Six White Metal → One White Water, Metal produces Water (kin‑sho‑sui, 金生水), a productive relation. Read practically, authoritative lab output will catalyze swift public dissemination and lock in the evidentiary frame before prolonged motions practice. That supports a timing‑sensitive hedge: set your external posture now for a base‑case confirmation and prepare a narrow contingency if a contradictory signal emerges. The key implication is tempo, not destiny—whoever lands the first authoritative document controls the narrative that flows.
Recommendations
If you are a corporate government‑affairs, comms, or enterprise risk lead with executives who appear at DC media or political events, treat DOJ’s attribution as the base case and front‑load decisions. Align external statements and internal briefs to that expectation, and pre‑coordinate with event‑security teams on likely protocol tightening.
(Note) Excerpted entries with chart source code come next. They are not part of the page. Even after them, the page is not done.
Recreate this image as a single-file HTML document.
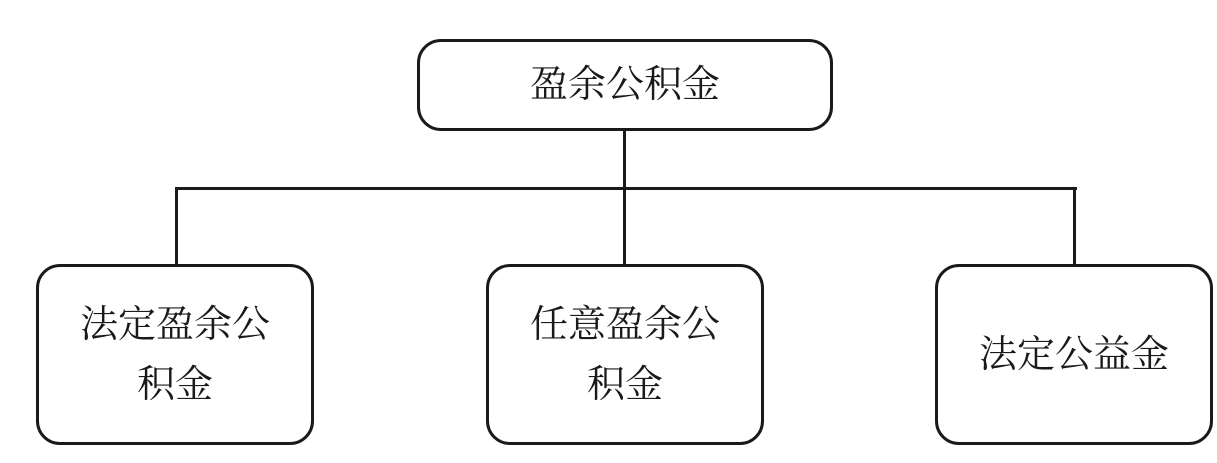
<!DOCTYPE html>
<html><head><meta charset="utf-8"><style>
html,body{margin:0;padding:0;background:#fff;}
body{width:1217px;height:463px;position:relative;overflow:hidden;font-family:"Liberation Serif","Noto Serif CJK SC",serif;}
.b{position:absolute;border:3px solid #1a1a1a;border-radius:24px;box-sizing:border-box;display:flex;align-items:center;justify-content:center;text-align:center;font-size:38px;line-height:60px;color:#1a1a1a;}
.l{position:absolute;background:#1a1a1a;}
</style></head><body>
<div class="l" style="left:623px;top:128px;width:3px;height:138px"></div>
<div class="l" style="left:175px;top:187px;width:902px;height:3px"></div>
<div class="l" style="left:175px;top:187px;width:3px;height:79px"></div>
<div class="l" style="left:1073px;top:187px;width:3px;height:79px"></div>
<div class="b" style="left:417px;top:39px;width:416px;height:92px">盈余公积金</div>
<div class="b" style="left:36px;top:264px;width:278px;height:181px">法定盈余公<br>积金</div>
<div class="b" style="left:486px;top:264px;width:278px;height:181px">任意盈余公<br>积金</div>
<div class="b" style="left:935px;top:264px;width:278px;height:181px">法定公益金</div>
</body></html>
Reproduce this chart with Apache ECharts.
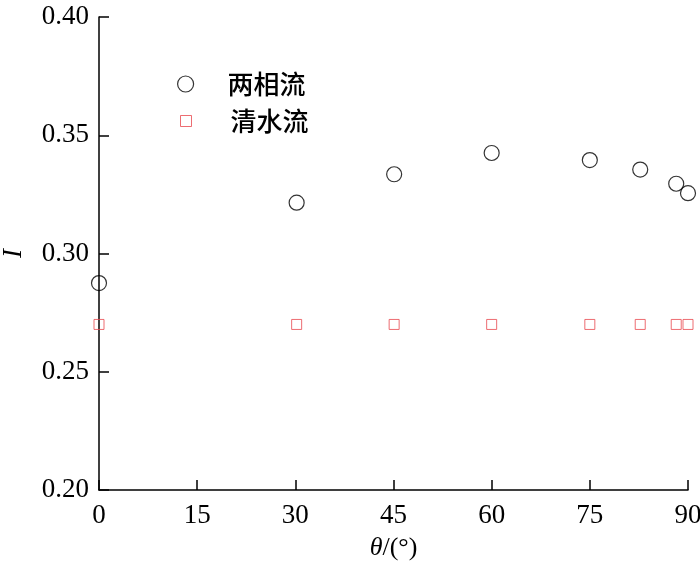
<!DOCTYPE html>
<html><head><meta charset="utf-8">
<script src="https://cdn.jsdelivr.net/npm/echarts@6/dist/echarts.min.js"></script>
<style>html,body{margin:0;padding:0;background:#fff}#c{width:700px;height:566px}</style>
</head><body><div id="c"></div>
<script>
const seriesNames = ['两相流', '清水流'];
const thetaTwoPhase = [0, 30.2, 45.1, 60, 75, 82.7, 88.2, 90];
const iTwoPhase = [0.2875, 0.3215, 0.3335, 0.3425, 0.3395, 0.3355, 0.3295, 0.3255];
const thetaClear = [0, 30.2, 45.1, 60, 75, 82.7, 88.2, 90];
const iClear = [0.270, 0.270, 0.270, 0.270, 0.270, 0.270, 0.270, 0.270];
const xTicks = [0, 15, 30, 45, 60, 75, 90];
const yTicks = [0.20, 0.25, 0.30, 0.35, 0.40];

const serif = '"Liberation Serif","Times New Roman",serif';
const cjk = '"Noto Sans CJK SC",sans-serif';
const chart = echarts.init(document.getElementById('c'));
chart.setOption({
  animation: false,
  backgroundColor: '#fff',
  grid: {left: 99, right: 12, top: 17, bottom: 76, containLabel: false, outerBoundsMode: 'none'},
  legend: [
    {
      left: 172, top: 66, itemWidth: 16, itemHeight: 16,
      textStyle: {fontSize: 26, fontFamily: cjk, fontWeight: 500, color: '#000', padding: [0, 0, 0, 29]},
      data: [{name: seriesNames[0], icon: 'circle', itemStyle: {color: 'transparent', borderColor: '#000', borderWidth: 1.2}}]
    },
    {
      left: 175, top: 103, itemWidth: 11, itemHeight: 11,
      textStyle: {fontSize: 26, fontFamily: cjk, fontWeight: 500, color: '#000', padding: [0, 0, 0, 34]},
      data: [{name: seriesNames[1], icon: 'rect', itemStyle: {color: 'transparent', borderColor: '#e8494f', borderWidth: 1}}]
    }
  ],
  xAxis: {
    type: 'value', min: xTicks[0], max: xTicks[xTicks.length - 1], interval: 15,
    name: '{i|θ}/(°)', nameLocation: 'middle', nameGap: 45,
    nameTextStyle: {fontSize: 26, fontFamily: serif, color: '#000',
      rich: {i: {fontSize: 26, fontFamily: serif, fontStyle: 'italic', color: '#000'}}},
    axisLine: {lineStyle: {color: '#000', width: 1.5}},
    axisTick: {inside: true, length: 10, lineStyle: {color: '#000', width: 1.5}},
    axisLabel: {fontSize: 27, fontFamily: serif, color: '#000', margin: 12},
    splitLine: {show: false}
  },
  yAxis: {
    type: 'value', min: yTicks[0], max: yTicks[yTicks.length - 1], interval: 0.05,
    name: 'I', nameLocation: 'middle', nameGap: 72, nameRotate: 90,
    nameTextStyle: {fontSize: 27, fontFamily: serif, fontStyle: 'italic', color: '#000'},
    axisLine: {lineStyle: {color: '#000', width: 1.5}},
    axisTick: {inside: true, length: 10, lineStyle: {color: '#000', width: 1.5}},
    axisLabel: {fontSize: 27, fontFamily: serif, color: '#000', margin: 10,
      formatter: v => v.toFixed(2)},
    splitLine: {show: false}
  },
  series: [
    {
      name: seriesNames[0], type: 'scatter', symbol: 'circle', symbolSize: 15,
      itemStyle: {color: 'transparent', borderColor: '#000', borderWidth: 1.2},
      data: thetaTwoPhase.map((x, i) => [x, iTwoPhase[i]]),
      clip: false
    },
    {
      name: seriesNames[1], type: 'scatter', symbol: 'rect', symbolSize: 10,
      itemStyle: {color: 'transparent', borderColor: '#e8494f', borderWidth: 1},
      data: thetaClear.map((x, i) => [x, iClear[i]]),
      clip: false
    }
  ]
});
</script></body></html>
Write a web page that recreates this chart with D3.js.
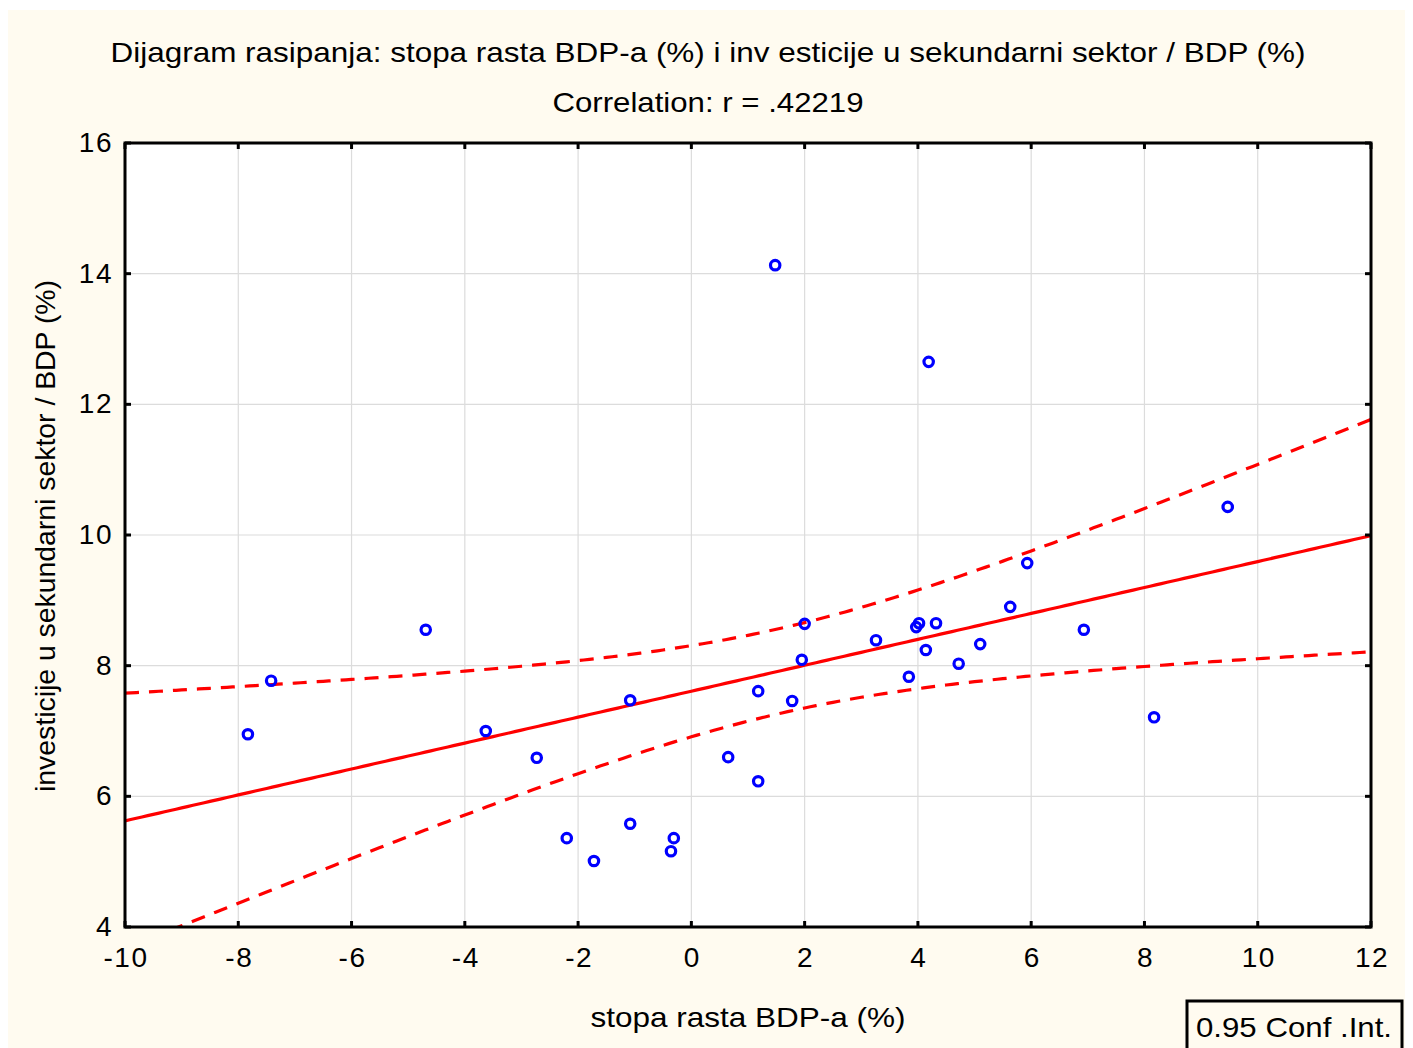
<!DOCTYPE html>
<html><head><meta charset="utf-8">
<script src="https://cdn.jsdelivr.net/npm/d3@7"></script>
<style>body{margin:0;background:#fff;} svg{display:block;font-family:"Liberation Sans",Arial,sans-serif;}</style>
</head><body><svg id="c" width="1413" height="1048"></svg>
<script>
const gdp = [-7.83,-7.42,-4.69,-3.63,-2.73,-2.20,-1.72,-1.08,-1.08,-0.36,-0.31,0.65,1.18,1.18,1.48,1.78,1.95,2.00,3.26,3.84,3.97,4.02,4.14,4.19,4.32,4.72,5.10,5.63,5.93,6.93,8.17,9.47];
const inv = [6.95,7.77,8.55,7.00,6.59,5.36,5.01,7.47,5.58,5.16,5.36,6.60,7.61,6.23,14.13,7.46,8.09,8.64,8.39,7.83,8.59,8.65,8.24,12.65,8.65,8.03,8.33,8.90,9.57,8.55,7.21,10.43];
const xTicks = [-10,-8,-6,-4,-2,0,2,4,6,8,10,12];
const yTicks = [4,6,8,10,12,14,16];
const titleText = "Dijagram rasipanja: stopa rasta BDP-a (%) i inv esticije u sekundarni sektor / BDP (%)";
const subtitleText = "Correlation: r = .42219";
const xLabel = "stopa rasta BDP-a (%)";
const yLabel = "investicije u sekundarni sektor / BDP (%)";
const legendText = "0.95 Conf .Int.";

const svg = d3.select("#c");
svg.append("rect").attr("x",8).attr("y",10).attr("width",1397).attr("height",1038).attr("fill","#fffbf0");

const L=125,R=1371,T=143,B=927;
const x = d3.scaleLinear().domain([-10,12]).range([L,R]);
const y = d3.scaleLinear().domain([4,16]).range([B,T]);

svg.append("rect").attr("x",L).attr("y",T).attr("width",R-L).attr("height",B-T).attr("fill","#fff");

// gridlines
const g = svg.append("g");
g.selectAll(".gx").data(xTicks.slice(1,-1)).enter().append("line")
 .attr("x1",d=>x(d)).attr("x2",d=>x(d)).attr("y1",T).attr("y2",B).attr("stroke","#dcdcdc").attr("stroke-width",1.2);
g.selectAll(".gy").data(yTicks.slice(1,-1)).enter().append("line")
 .attr("y1",d=>y(d)).attr("y2",d=>y(d)).attr("x1",L).attr("x2",R).attr("stroke","#dcdcdc").attr("stroke-width",1.2);

// regression & CI
const n = gdp.length;
const mx = d3.mean(gdp), my = d3.mean(inv);
let sxx=0,sxy=0; for(let i=0;i<n;i++){sxx+=(gdp[i]-mx)**2; sxy+=(gdp[i]-mx)*(inv[i]-my);}
const b = sxy/sxx, a = my-b*mx;
let sse=0; for(let i=0;i<n;i++){sse+=(inv[i]-a-b*gdp[i])**2;}
const s = Math.sqrt(sse/(n-2));
const tcrit = 2.045;
const xs = d3.range(-10,12.001,0.1);
const band = xs.map(v=>{const f=a+b*v; const h=tcrit*s*Math.sqrt(1/n+(v-mx)**2/sxx); return {v,f,lo:f-h,hi:f+h};});

svg.append("clipPath").attr("id","pc").append("rect").attr("x",L).attr("y",T).attr("width",R-L).attr("height",B-T);
const pg = svg.append("g").attr("clip-path","url(#pc)");
const line = (acc)=>d3.line().x(d=>x(d.v)).y(d=>y(acc(d)));
pg.append("path").datum(band).attr("d",line(d=>d.hi)).attr("fill","none").attr("stroke","#ff0000").attr("stroke-width",3.2).attr("stroke-dasharray","14,10");
pg.append("path").datum(band).attr("d",line(d=>d.lo)).attr("fill","none").attr("stroke","#ff0000").attr("stroke-width",3.2).attr("stroke-dasharray","14,10");
pg.append("path").datum(band).attr("d",line(d=>d.f)).attr("fill","none").attr("stroke","#ff0000").attr("stroke-width",3.2);

// points
svg.append("g").selectAll("circle").data(gdp.map((v,i)=>[v,inv[i]])).enter().append("circle")
 .attr("cx",d=>x(d[0])).attr("cy",d=>y(d[1])).attr("r",4.7).attr("fill","none").attr("stroke","#0000ff").attr("stroke-width",3.2);

// frame & ticks
svg.append("rect").attr("x",L).attr("y",T).attr("width",R-L).attr("height",B-T).attr("fill","none").attr("stroke","#000").attr("stroke-width",3);
const tk = svg.append("g").attr("stroke","#000").attr("stroke-width",3);
xTicks.forEach(d=>{
  tk.append("line").attr("x1",x(d)).attr("x2",x(d)).attr("y1",T).attr("y2",T+6);
  tk.append("line").attr("x1",x(d)).attr("x2",x(d)).attr("y1",B).attr("y2",B-6);
});
yTicks.forEach(d=>{
  tk.append("line").attr("y1",y(d)).attr("y2",y(d)).attr("x1",L).attr("x2",L+6);
  tk.append("line").attr("y1",y(d)).attr("y2",y(d)).attr("x1",R).attr("x2",R-6);
});

// tick labels
svg.append("g").selectAll("text").data(xTicks).enter().append("text")
 .attr("x",d=>x(d)+1).attr("y",967).attr("text-anchor","middle").attr("font-size",28).attr("letter-spacing",1.5).text(d=>d);
svg.append("g").selectAll("text").data(yTicks).enter().append("text")
 .attr("x",113).attr("y",d=>y(d)+9).attr("text-anchor","end").attr("font-size",28).attr("letter-spacing",1.5).text(d=>d);

// titles
svg.append("text").attr("x",708).attr("y",62).attr("text-anchor","middle").attr("font-size",28).attr("textLength",1195).attr("lengthAdjust","spacingAndGlyphs").text(titleText);
svg.append("text").attr("x",708).attr("y",112).attr("text-anchor","middle").attr("font-size",28).attr("textLength",311).attr("lengthAdjust","spacingAndGlyphs").text(subtitleText);
svg.append("text").attr("x",748).attr("y",1027).attr("text-anchor","middle").attr("font-size",28).attr("textLength",315).attr("lengthAdjust","spacingAndGlyphs").text(xLabel);
svg.append("text").attr("transform","translate(55,536) rotate(-90)").attr("text-anchor","middle").attr("font-size",28).attr("textLength",512).attr("lengthAdjust","spacingAndGlyphs").text(yLabel);

// legend box
svg.append("rect").attr("x",1187).attr("y",1001).attr("width",215).attr("height",52).attr("fill","#fffbf0").attr("stroke","#000").attr("stroke-width",3);
svg.append("text").attr("x",1294).attr("y",1037).attr("text-anchor","middle").attr("font-size",28).attr("textLength",196).attr("lengthAdjust","spacingAndGlyphs").text(legendText);
</script></body></html>
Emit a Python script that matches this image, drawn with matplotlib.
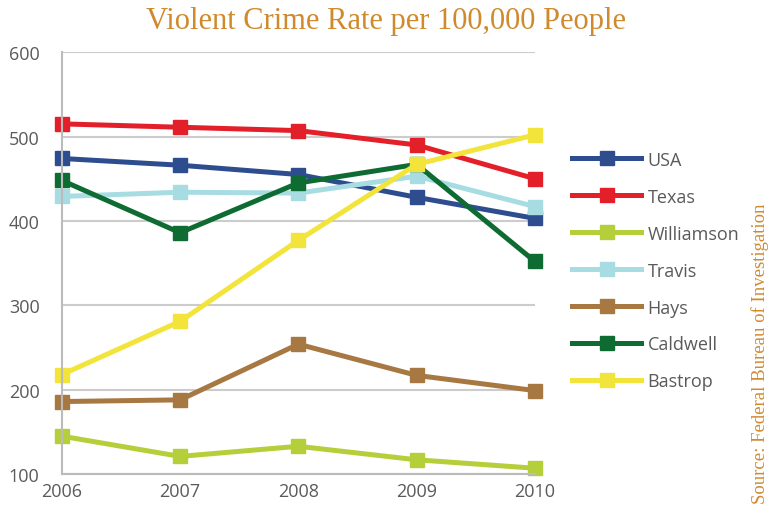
import matplotlib
matplotlib.use("Agg")
import matplotlib.pyplot as plt

# --- data ---
years = [2006, 2007, 2008, 2009, 2010]
usa = [474, 466, 455, 428, 403]
texas = [515, 511, 507, 490, 450]
williamson = [145, 121, 133, 117, 107]
travis = [429, 434, 433, 453, 417]
hays = [186, 188, 254, 217, 199]
caldwell = [448, 386, 445, 467, 352]
bastrop = [218, 281, 377, 467, 502]

series = [
    ("USA", usa, "#2E4D8F"),
    ("Texas", texas, "#E3202A"),
    ("Williamson", williamson, "#B5CF3B"),
    ("Travis", travis, "#A8DCE3"),
    ("Hays", hays, "#A87843"),
    ("Caldwell", caldwell, "#0E6B32"),
    ("Bastrop", bastrop, "#F2E43A"),
]

orange = "#D08A2E"
grey_txt = "#5A5A5A"

fig = plt.figure(figsize=(7.73, 5.06), dpi=100)
ax = fig.add_axes([0.080, 0.061, 0.612, 0.834])

for name, vals, col in series:
    ax.plot(years, vals, color=col, lw=3.6, marker="s", markersize=10.5,
            label=name, clip_on=False)

ax.set_xlim(2006, 2010)
ax.set_ylim(100, 600)
ax.set_xticks(years)
ax.set_yticks([100, 200, 300, 400, 500, 600])
ax.grid(axis="y", color="#CCCCCC", lw=1.5)
ax.set_axisbelow(True)
for s in ["top", "right"]:
    ax.spines[s].set_visible(False)
ax.spines["left"].set_color("#BBBBBB")
ax.spines["bottom"].set_color("#BBBBBB")
ax.spines["left"].set_linewidth(1.5)
ax.spines["bottom"].set_linewidth(1.5)
ax.tick_params(axis="y", length=0, labelsize=13, labelcolor=grey_txt, pad=16)
ax.tick_params(axis="x", length=0, labelsize=13, labelcolor=grey_txt, pad=6)
for lbl in ax.get_xticklabels() + ax.get_yticklabels():
    lbl.set_fontfamily("Open Sans")

leg = ax.legend(loc="upper left", bbox_to_anchor=(1.045, 0.805), frameon=False,
                handlelength=3.8, labelspacing=1.05, handletextpad=0.35,
                prop={"family": "Open Sans", "size": 13})
for t in leg.get_texts():
    t.set_color(grey_txt)

fig.text(0.5, 0.957, "Violent Crime Rate per 100,000 People", ha="center",
         va="center", color=orange, fontsize=22, family="Liberation Serif")
fig.text(0.983, 0.30, "Source: Federal Bureau of Investigation", rotation=90,
         ha="center", va="center", color=orange, fontsize=13.5,
         family="Liberation Serif")

fig.savefig("out.png", dpi=100)
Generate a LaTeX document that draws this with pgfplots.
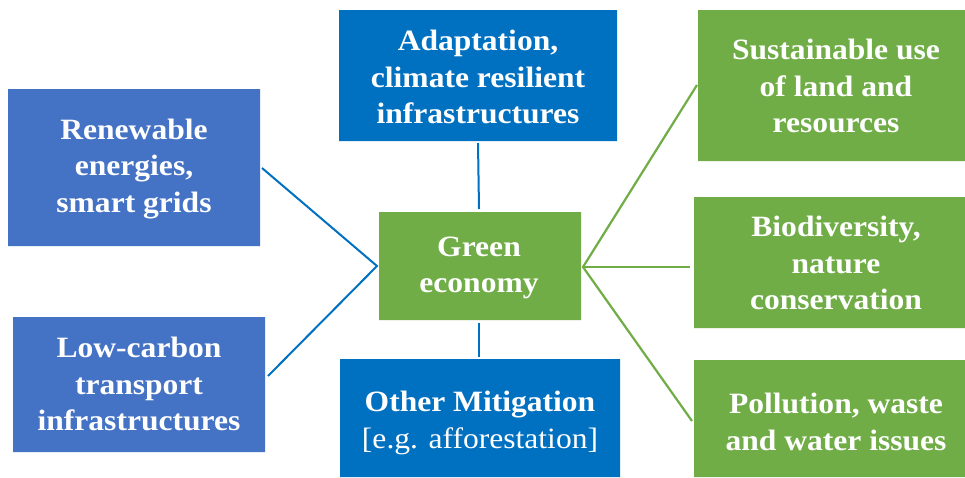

At the same time, draft a small‑footprint contingency plan for a contrary attribution (Secret Service friendly‑fire or a defense chain‑of‑custody hit) that you can activate without abrupt reversals.
- U.S. District Court for the District of Columbia (D.D.C.) docket via Public Access to Court Electronic Records (PACER): filing of an “FBI Laboratory Report” or equivalent exhibit explicitly matching the pellet to Allen’s Mossberg before May 11, 2026. Horizon: before May 11, 2026.
- Secret Service after‑action: an official public statement identifying suspect fire vs. friendly fire within 30–90 days. Threshold: named conclusion in a press release or congressional briefing.
- Defense expert filing: a defense affidavit or motion for independent testing challenging chain‑of‑custody within 30 days of government exhibit filing. Threshold: docketed expert declaration.
Caveats and Open Questions
- Secret Service reversal risk: If the Secret Service publishes an after‑action finding that the wound is inconsistent with Allen’s shotgun or that friendly fire is likely, the base‑case attribution fails and the narrative, oversight, and protocol implications flip.
- Defense forensic contradiction: If defense counsel files an independent ballistic analysis documenting chain‑of‑custody breaks or a non‑match and a judge credits it enough to suppress or discount the pellet evidence, the government’s posture weakens materially.
- Judicial disclosure dynamics: If the judge withholds the lab report from public filing or orders extensive sealing beyond May 11, timing stretches and the public narrative remains unsettled longer than expected, blunting the base‑case consolidation.
Lead‑time question: Will an unsealed FBI lab report linking the pellet to Allen appear on the D.D.C. PACER docket before May 11, 2026—and if it does not by May 10, are you hedged for a more contested attribution window?